No idea does anything "on its own". Some person has to understand it in his mind and apply it.
Software is not all about mathematics. Some of it is calculation and some isn't. Even when it is mathematical software it an encoding of an algorithm in a specific way following additional rules required to get the computer to follow specific steps in a specific way, analogous to doing arithmetic with paper and pencil following 'mechanical' rules as opposed to thinking what the numbers and operations mean as concepts and principles.
What does this have to do with art?
It's not even clear to me from the articles exactly what this particular patent was specifically claimed to be for, so I don't know what methods claimed to be previously commonly used were involved.
There have been many examples of software patents -- whether granted or being argued or fought over -- which would be ridiculous to patent. They are typically routine application of general methods, or ordinary techniques that came out of non-commercial research or obvious applications that almost anyone would do in the course of his work, without thought of patenting it, but which someone claims to have temporal priority over and "proven" only because no one else was bothering to keep records of such an "invention" because no one else thought of it that way or would have thought to exclude others from independently doing the same thing.
I am reacting only to commonly cited examples, some of which we see here on this page, not as someone who would know how to evaluate claims under current law. I'm not opposing intellectual property rights, but rather find that important proper principles defining them for software (except perhaps for copyrights or trade secrets) are not easy, and I can see how not getting it right can violate the property rights for a lot of people excluded from use of their own routine independent work as well as those with legitimate inventions that ought to be patentable.
Not every design of an implementation of something with an "objective result" is patentable either, just like purely mechanical machines.
More clarification is necessary, philosophically and legally, about the role of software in patentable devices.
Name an overly broad patent. How do you determine if it is overly broad? Do you know how to read and interpret claims?
It's true that the Constitution is not the philosophical justification for the laws, but it was based on better ideas than those in Venice, feudualism and merchantilism.
Most of the effort in formulating the Constitution went into devising a political implementation with limits on growth of power, based on already accepted ideas of individualism.

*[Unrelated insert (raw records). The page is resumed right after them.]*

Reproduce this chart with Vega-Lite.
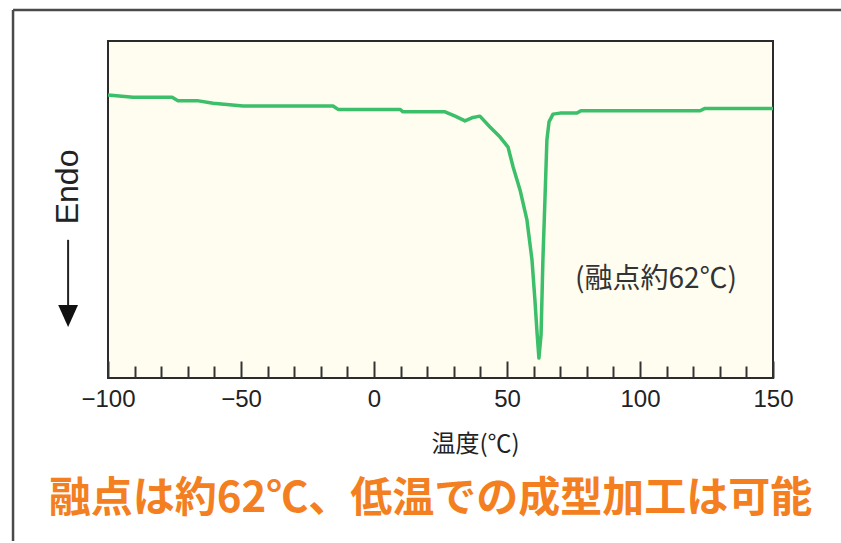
{
  "$schema": "https://vega.github.io/schema/vega-lite/v6.json",
  "width": 665,
  "height": 337,
  "autosize": {"type": "none"},
  "padding": {"left": 108, "top": 41, "right": 68, "bottom": 165},
  "background": "white",
  "config": {"view": {"fill": "#FFFDEF", "stroke": "#2b2b2b", "strokeWidth": 2}},
  "title": {
    "text": "融点は約62℃、低温での成型加工は可能",
    "orient": "bottom",
    "frame": "group",
    "anchor": "middle",
    "font": "Noto Sans CJK JP",
    "fontSize": 42,
    "fontWeight": "bold",
    "color": "#F47F20",
    "offset": -63,
    "dx": -10
  },
  "encoding": {
    "x": {
      "field": "T",
      "type": "quantitative",
      "scale": {"domain": [-100, 150], "nice": false, "zero": false},
      "axis": {
        "values": [-100, -90, -80, -70, -60, -50, -40, -30, -20, -10, 0, 10, 20, 30, 40, 50, 60, 70, 80, 90, 100, 110, 120, 130, 140, 150],
        "tickSize": {"condition": {"test": "datum.value % 50 === 0", "value": -17}, "value": -12},
        "tickColor": "#333333",
        "tickWidth": 2,
        "domain": false,
        "grid": false,
        "labelExpr": "datum.value % 50 === 0 ? datum.label : ''",
        "labelFont": "Liberation Sans",
        "labelFontSize": 24,
        "labelColor": "#222222",
        "labelPadding": 26,
        "labelFlush": false,
        "labelOverlap": false,
        "title": "温度(℃)",
        "titleFont": "Noto Sans CJK JP",
        "titleFontSize": 24,
        "titleFontWeight": "normal",
        "titleColor": "#222222",
        "titleX": 367,
        "titleY": 66,
        "titleBaseline": "middle"
      }
    },
    "y": {
      "field": "v",
      "type": "quantitative",
      "scale": {"domain": [0, 100], "nice": false, "zero": false},
      "axis": null
    }
  },
  "layer": [
    {
      "data": {"values": [{"T": -135.7, "T2": 230, "v": 109.2}]},
      "mark": {"type": "rule", "color": "#4a4a4a", "strokeWidth": 2.5, "clip": false},
      "encoding": {"x2": {"field": "T2"}}
    },
    {
      "data": {"values": [{"T": -135.7, "v": 109.2, "v2": -48.4}]},
      "mark": {"type": "rule", "color": "#4a4a4a", "strokeWidth": 2.5, "clip": false},
      "encoding": {"y2": {"field": "v2"}}
    },
    {
      "data": {"values": [
        {"T": -100, "v": 84.0},
        {"T": -90.6, "v": 83.3},
        {"T": -75.9, "v": 83.3},
        {"T": -73.7, "v": 82.3},
        {"T": -66.5, "v": 82.3},
        {"T": -60.5, "v": 81.5},
        {"T": -49.2, "v": 80.7},
        {"T": -15.4, "v": 80.7},
        {"T": -13.5, "v": 79.7},
        {"T": 9.8, "v": 79.7},
        {"T": 10.9, "v": 79.0},
        {"T": 26.7, "v": 79.0},
        {"T": 30.5, "v": 77.7},
        {"T": 34.2, "v": 76.3},
        {"T": 36.8, "v": 77.2},
        {"T": 39.8, "v": 77.7},
        {"T": 43.6, "v": 74.5},
        {"T": 47.4, "v": 71.5},
        {"T": 50.4, "v": 68.5},
        {"T": 52.3, "v": 62.6},
        {"T": 54.9, "v": 55.8},
        {"T": 57.5, "v": 46.9},
        {"T": 59.4, "v": 35.0},
        {"T": 60.5, "v": 23.1},
        {"T": 61.3, "v": 13.4},
        {"T": 62.0, "v": 5.9},
        {"T": 62.8, "v": 12.8},
        {"T": 63.5, "v": 35.0},
        {"T": 64.3, "v": 53.7},
        {"T": 65.0, "v": 70.6},
        {"T": 65.8, "v": 76.0},
        {"T": 67.3, "v": 78.3},
        {"T": 69.9, "v": 78.6},
        {"T": 76.3, "v": 78.6},
        {"T": 77.8, "v": 79.3},
        {"T": 122.6, "v": 79.3},
        {"T": 124.4, "v": 80.0},
        {"T": 150, "v": 80.0}
      ]},
      "mark": {"type": "line", "color": "#3CBF6A", "strokeWidth": 3.5, "strokeJoin": "round"}
    },
    {
      "data": {"values": [{"T": 106, "v": 29, "label": "(融点約62℃)"}]},
      "mark": {"type": "text", "font": "Noto Sans CJK JP", "fontSize": 28, "color": "#333333", "align": "center", "baseline": "middle"},
      "encoding": {"text": {"field": "label"}}
    },
    {
      "data": {"values": [{"T": -115, "v": 56.7, "label": "Endo"}]},
      "mark": {"type": "text", "font": "Liberation Sans", "fontSize": 32, "color": "#222222", "align": "center", "baseline": "middle", "angle": 270, "clip": false},
      "encoding": {"text": {"field": "label"}}
    },
    {
      "data": {"values": [{"T": -115, "v": 41, "v2": 18.4}]},
      "mark": {"type": "rule", "color": "#222222", "strokeWidth": 2, "clip": false},
      "encoding": {"y2": {"field": "v2"}}
    },
    {
      "data": {"values": [{"T": -115, "v": 18.4}]},
      "mark": {"type": "point", "shape": "M-0.9,-1L0.9,-1L0,1Z", "size": 484, "filled": true, "color": "#111111", "opacity": 1, "clip": false}
    }
  ]
}
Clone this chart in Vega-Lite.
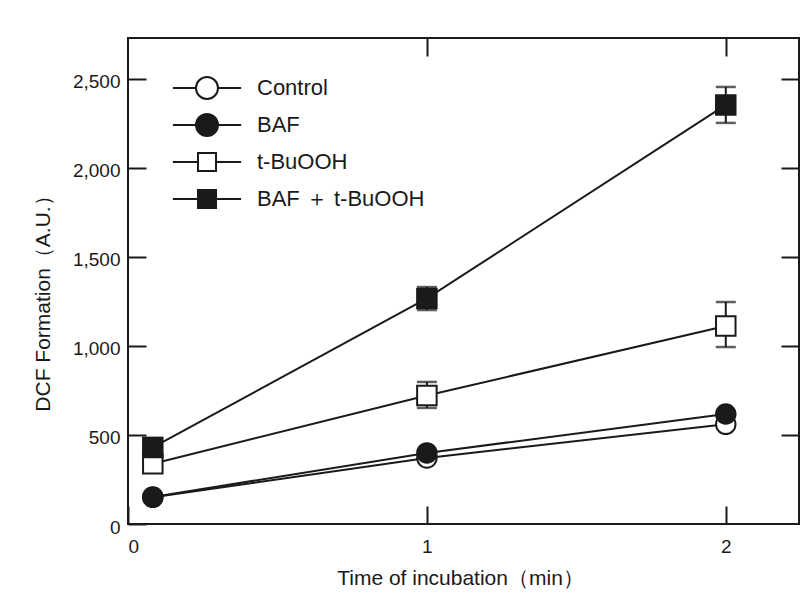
{
  "$schema": "https://vega.github.io/schema/vega-lite/v6.json",
  "width": 671,
  "height": 486,
  "autosize": {"type": "none"},
  "padding": {"left": 128, "top": 38, "right": 13, "bottom": 89},
  "background": "white",
  "config": {
    "font": "Liberation Sans",
    "view": {"stroke": "#1a1a1a", "strokeWidth": 2},
    "axis": {"grid": false, "domain": false, "tickColor": "#1a1a1a", "tickWidth": 2, "labelColor": "#1a1a1a", "titleColor": "#1a1a1a", "labelFont": "Liberation Sans", "titleFont": "Liberation Sans", "titleFontWeight": "normal"},
    "legend": {"labelFontSize": 22, "labelColor": "#1a1a1a", "labelLimit": 400, "symbolSize": 484, "symbolStrokeWidth": 2, "symbolStrokeColor": "#1a1a1a", "rowPadding": 7, "labelOffset": 38}
  },
  "data": {
    "values": [
      {"series": "Control", "t": 0.083, "y": 150},
      {"series": "Control", "t": 1, "y": 371},
      {"series": "Control", "t": 2, "y": 560},
      {"series": "t-BuOOH", "t": 0.083, "y": 338},
      {"series": "t-BuOOH", "t": 1, "y": 722, "lo": 652, "hi": 798},
      {"series": "t-BuOOH", "t": 2, "y": 1112, "lo": 994, "hi": 1247},
      {"series": "BAF", "t": 0.083, "y": 152},
      {"series": "BAF", "t": 1, "y": 399},
      {"series": "BAF", "t": 2, "y": 618},
      {"series": "BAF + t-BuOOH", "t": 0.083, "y": 430, "lo": 371, "hi": 483},
      {"series": "BAF + t-BuOOH", "t": 1, "y": 1267, "lo": 1202, "hi": 1331},
      {"series": "BAF + t-BuOOH", "t": 2, "y": 2354, "lo": 2253, "hi": 2455}
    ]
  },
  "resolve": {"axis": {"x": "independent", "y": "independent"}},
  "layer": [
    {
      "mark": {"type": "line", "color": "#1a1a1a", "strokeWidth": 2},
      "encoding": {
        "x": {"field": "t", "type": "quantitative", "scale": {"domain": [0, 2.245], "nice": false, "zero": false},
          "axis": {"orient": "bottom", "values": [0, 1, 2], "format": "d", "tickSize": -18, "labelPadding": 31, "labelFontSize": 19, "title": "Time of incubation（min）", "titleFontSize": 21, "titlePadding": 11, "titleX": 332}},
        "y": {"field": "y", "type": "quantitative", "scale": {"domain": [0, 2730], "nice": false},
          "axis": {"orient": "left", "values": [0, 500, 1000, 1500, 2000, 2500], "format": ",d", "tickSize": -18, "labelPadding": 26, "labelOffset": 3, "labelFontSize": 19, "title": "DCF Formation（A.U.）", "titleFontSize": 21, "titlePadding": 19, "titleY": 260}},
        "detail": {"field": "series"}
      }
    },
    {
      "mark": {"type": "rule", "color": "#1a1a1a", "strokeWidth": 2},
      "encoding": {
        "x": {"field": "t", "type": "quantitative", "axis": null},
        "y": {"field": "lo", "type": "quantitative", "axis": null},
        "y2": {"field": "hi"}
      }
    },
    {
      "mark": {"type": "tick", "orient": "horizontal", "color": "#1a1a1a", "size": 20, "thickness": 2.5},
      "encoding": {
        "x": {"field": "t", "type": "quantitative", "axis": null},
        "y": {"field": "lo", "type": "quantitative", "axis": null}
      }
    },
    {
      "mark": {"type": "tick", "orient": "horizontal", "color": "#1a1a1a", "size": 20, "thickness": 2.5},
      "encoding": {
        "x": {"field": "t", "type": "quantitative", "axis": null},
        "y": {"field": "hi", "type": "quantitative", "axis": null}
      }
    },
    {
      "mark": {"type": "point", "stroke": "#1a1a1a", "strokeWidth": 2, "fillOpacity": 1, "size": 380},
      "encoding": {
        "x": {"field": "t", "type": "quantitative",
          "axis": {"orient": "top", "values": [1, 2], "labels": false, "tickSize": -18, "title": null}},
        "y": {"field": "y", "type": "quantitative",
          "axis": {"orient": "right", "values": [500, 1000, 1500, 2000, 2500], "labels": false, "tickSize": -18, "title": null}},
        "shape": {"field": "series", "type": "nominal",
          "scale": {"domain": ["BAF", "Control", "BAF + t-BuOOH", "t-BuOOH"], "range": ["circle", "circle", "square", "square"]},
          "legend": null},
        "fill": {"field": "series", "type": "nominal",
          "scale": {"domain": ["Control", "BAF", "t-BuOOH", "BAF + t-BuOOH"], "range": ["white", "#1a1a1a", "white", "#1a1a1a"]},
          "legend": {"orient": "none", "legendX": 67, "legendY": 38, "title": null, "values": ["Control", "BAF"],
            "symbolType": "M-3.1,0H-1M1,0H3.1M-1,0A1,1 0 1,1 1,0A1,1 0 1,1 -1,0Z"}},
        "stroke": {"field": "series", "type": "nominal",
          "scale": {"domain": ["t-BuOOH", "BAF + t-BuOOH", "Control", "BAF"], "range": ["#1a1a1a", "#1a1a1a", "#1a1a1a", "#1a1a1a"]},
          "legend": {"orient": "none", "legendX": 67, "legendY": 112, "title": null, "values": ["t-BuOOH"],
            "symbolType": "M-3.1,0H-0.82M0.82,0H3.1M-0.82,-0.82H0.82V0.82H-0.82Z",
            "symbolFillColor": "white"}},
        "opacity": {"field": "series", "type": "nominal",
          "scale": {"domain": ["BAF + t-BuOOH", "t-BuOOH", "BAF", "Control"], "range": [1, 1, 1, 1]},
          "legend": {"orient": "none", "legendX": 67, "legendY": 149, "title": null, "values": ["BAF + t-BuOOH"],
            "symbolType": "M-3.1,0H-0.82M0.82,0H3.1M-0.82,-0.82H0.82V0.82H-0.82Z",
            "symbolFillColor": "#1a1a1a",
            "labelExpr": "replace(datum.label, ' + ', ' ＋ ')"}}
      }
    }
  ]
}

("3/5 votes for slaves" was the politically feasible alternative to eliminating slavery at the time; that principle for computing representation in Washington -- not literally discounting votes for slaves -- served to limit the power of the slave states.)
"Like-minded" does not mean your spreading any ideas you feel like in your religious hatred for Ayn Rand's philosophy.
What some "seem to believe" about anarchy and religion does not make them coherent positions, let alone compatible with their opposite in Ayn Rand's philosophy.
Denial of intellectual property rights on principle is a form of anarchy in one sphere, not necessarily across the board, but the same a-philosophical "libertarian" mentality seems to often show up in both.